Since metals such as steel and aluminum were unavailable due to the war, Hughes turned to wood. So the plane was mainly built of birch veneer cut and molded into a variety of shapes, though some spruce, poplar, maple, and balsa were also used. For power, the plane carried eight 3,000 hp Pratt & Whitney engines, which then called for the installation of 14 fuel tanks, each carrying 900 gallons of fuel. Hughes also went with a 120-V three-wire electrical system instead of the more standard 24-V. This cut the electrical system’s weight by 75%.

The aircraft ended up with wings 20 feet longer than a football field, with 4,414 ft2 of fabric-covered control surfaces (except the flaps).
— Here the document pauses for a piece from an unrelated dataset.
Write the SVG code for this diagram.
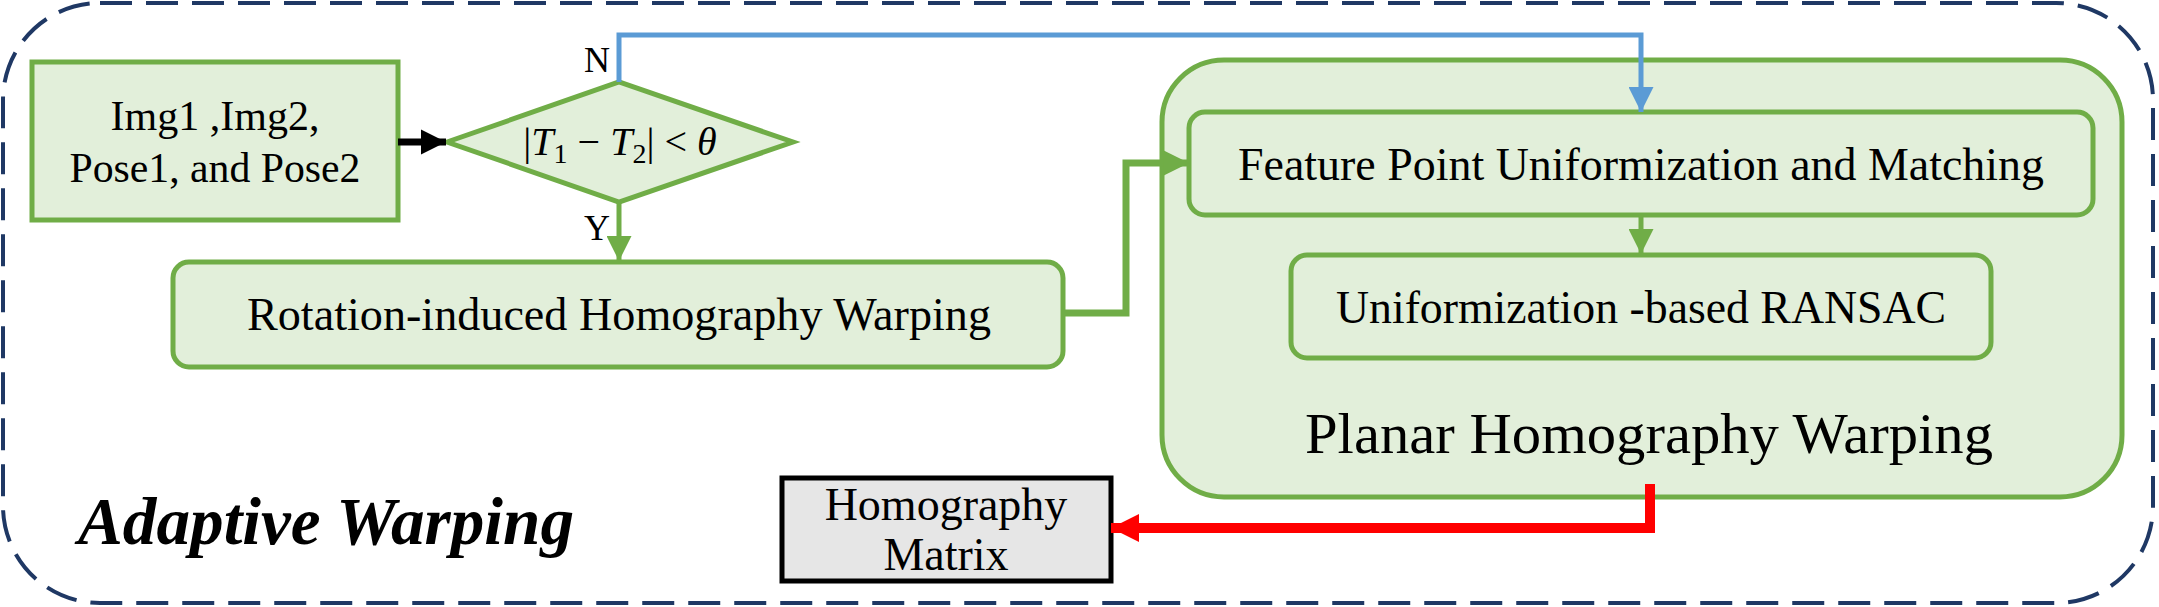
<svg xmlns="http://www.w3.org/2000/svg" width="2159" height="607" viewBox="0 0 2159 607">
<style>
.box{fill:#e2efda;stroke:#70ad47;stroke-width:5}
.t{font-family:"Liberation Serif","Times New Roman",serif;font-size:46px;fill:#000;text-anchor:middle}
.m{font-style:italic}
</style>
<defs>
<marker id="ag" viewBox="0 0 10 10" refX="10" refY="5" markerWidth="5" markerHeight="5" orient="auto" markerUnits="strokeWidth"><path d="M0,0 L10,5 L0,10 z" fill="#70ad47"/></marker>
<marker id="ag2" viewBox="0 0 10 10" refX="10" refY="5" markerWidth="3.8" markerHeight="3.6" orient="auto" markerUnits="strokeWidth"><path d="M0,0 L10,5 L0,10 z" fill="#70ad47"/></marker>
<marker id="ab" viewBox="0 0 10 10" refX="10" refY="5" markerWidth="5" markerHeight="5" orient="auto" markerUnits="strokeWidth"><path d="M0,0 L10,5 L0,10 z" fill="#5b9bd5"/></marker>
<marker id="ak" viewBox="0 0 10 10" refX="10" refY="5" markerWidth="3.6" markerHeight="3.6" orient="auto" markerUnits="strokeWidth"><path d="M0,0 L10,5 L0,10 z" fill="#000"/></marker>
<marker id="ar" viewBox="0 0 10 10" refX="10" refY="5" markerWidth="3" markerHeight="2.8" orient="auto" markerUnits="strokeWidth"><path d="M0,0 L10,5 L0,10 z" fill="#ff0000"/></marker>
</defs>
<g id="outer">
<rect x="3" y="3" width="2150" height="600" rx="97" fill="none" stroke="#1f3864" stroke-width="4" stroke-dasharray="32 14"/>
<text x="78" y="544" style="font-family:'Liberation Serif','Times New Roman',serif;font-size:68px;font-weight:bold;font-style:italic" textLength="496" lengthAdjust="spacingAndGlyphs">Adaptive Warping</text>
</g>
<g id="planar">
<rect class="box" x="1162" y="60" width="960" height="437" rx="62"/>
<text class="t" x="1649" y="453" style="font-size:58px" textLength="688" lengthAdjust="spacingAndGlyphs">Planar Homography Warping</text>
</g>
<g id="input">
<rect class="box" x="32" y="62" width="366" height="158"/>
<text class="t" x="215" y="130" style="font-size:42px">Img1 ,Img2,</text>
<text class="t" x="215" y="182" style="font-size:42px" textLength="291" lengthAdjust="spacingAndGlyphs">Pose1, and Pose2</text>
</g>
<g id="decision">
<polygon class="box" points="447,142 619,82 793,142 619,202"/>
<text class="t" x="620" y="155" style="font-size:40px">|<tspan class="m">T</tspan><tspan font-size="28" dy="8">1</tspan><tspan dy="-8"> − </tspan><tspan class="m">T</tspan><tspan font-size="28" dy="8">2</tspan><tspan dy="-8">| &lt; </tspan><tspan class="m">θ</tspan></text>
<text class="t" x="597" y="72" style="font-size:36px">N</text>
<text class="t" x="597" y="240" style="font-size:36px">Y</text>
</g>
<g id="rotation">
<rect class="box" x="173" y="262" width="890" height="105" rx="16"/>
<text class="t" x="619" y="330" textLength="744" lengthAdjust="spacingAndGlyphs">Rotation-induced Homography Warping</text>
</g>
<g id="feature">
<rect class="box" x="1189" y="112" width="904" height="103" rx="16"/>
<text class="t" x="1641" y="180" textLength="806" lengthAdjust="spacingAndGlyphs">Feature Point Uniformization and Matching</text>
</g>
<g id="ransac">
<rect class="box" x="1291" y="255" width="700" height="103" rx="16"/>
<text class="t" x="1641" y="323" textLength="610" lengthAdjust="spacingAndGlyphs">Uniformization -based RANSAC</text>
</g>
<g id="matrix">
<rect x="782" y="478" width="329" height="103" fill="#e6e6e6" stroke="#000" stroke-width="5"/>
<text class="t" x="946" y="520">Homography</text>
<text class="t" x="946" y="570">Matrix</text>
</g>
<g id="connectors" fill="none">
<path d="M398,142 H446" stroke="#000" stroke-width="7" marker-end="url(#ak)"/>
<path d="M619,82 V35 H1641 V112" stroke="#5b9bd5" stroke-width="5" marker-end="url(#ab)"/>
<path d="M619,202 V261" stroke="#70ad47" stroke-width="5" marker-end="url(#ag)"/>
<path d="M1063,313 H1126 V163 H1189" stroke="#70ad47" stroke-width="7" marker-end="url(#ag2)"/>
<path d="M1641,215 V254" stroke="#70ad47" stroke-width="5" marker-end="url(#ag)"/>
<path d="M1650,484 V528 H1111" stroke="#ff0000" stroke-width="10" marker-end="url(#ar)"/>
</g>
</svg>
Hughes also had to have engineers exploring and developing large-lift capabilities and power-boost systems never seen before. The aircraft had one flight, about a mile long and no higher than 70 ft, when Hughes took it up during a taxi test. It was a sad ending for an aircraft that pioneered many new technologies.

Boeing 367-80 1954

The Dash 80 was the prototype for the Boeing 707 and the first successful jet transporter or airliner. It spawned several innovations for planes as well as aircraft tooling and manufacturing. The plane relied on turbine engines with thrust reversers and noise suppressors, and carried redundant hydraulic controls, much better cabin pressurization, honeycomb flap panels, and strong lightweight structures that controlled fatigue cracking. The engines generated few vibrations, and the flexible, sweptback wings gave a smoother ride, making the plane popular with passengers.

Boeing risked one quarter of the company to design and build the Dash 80, but the gamble paid off big time. The military bought 803 of the KC-135 Stratotankers, a military variant of the Dash 80, which was first needed to aerially refuel SAC bombers. The military still uses them. It was also the prototype for Boeing’s 707.

The company built 865 of them between 1965 and 1979, and some are still flying. Later jet airliners, including the 737, 747, 7867, and 77, as well as the DC-8, used much of the same technology and overall configuration.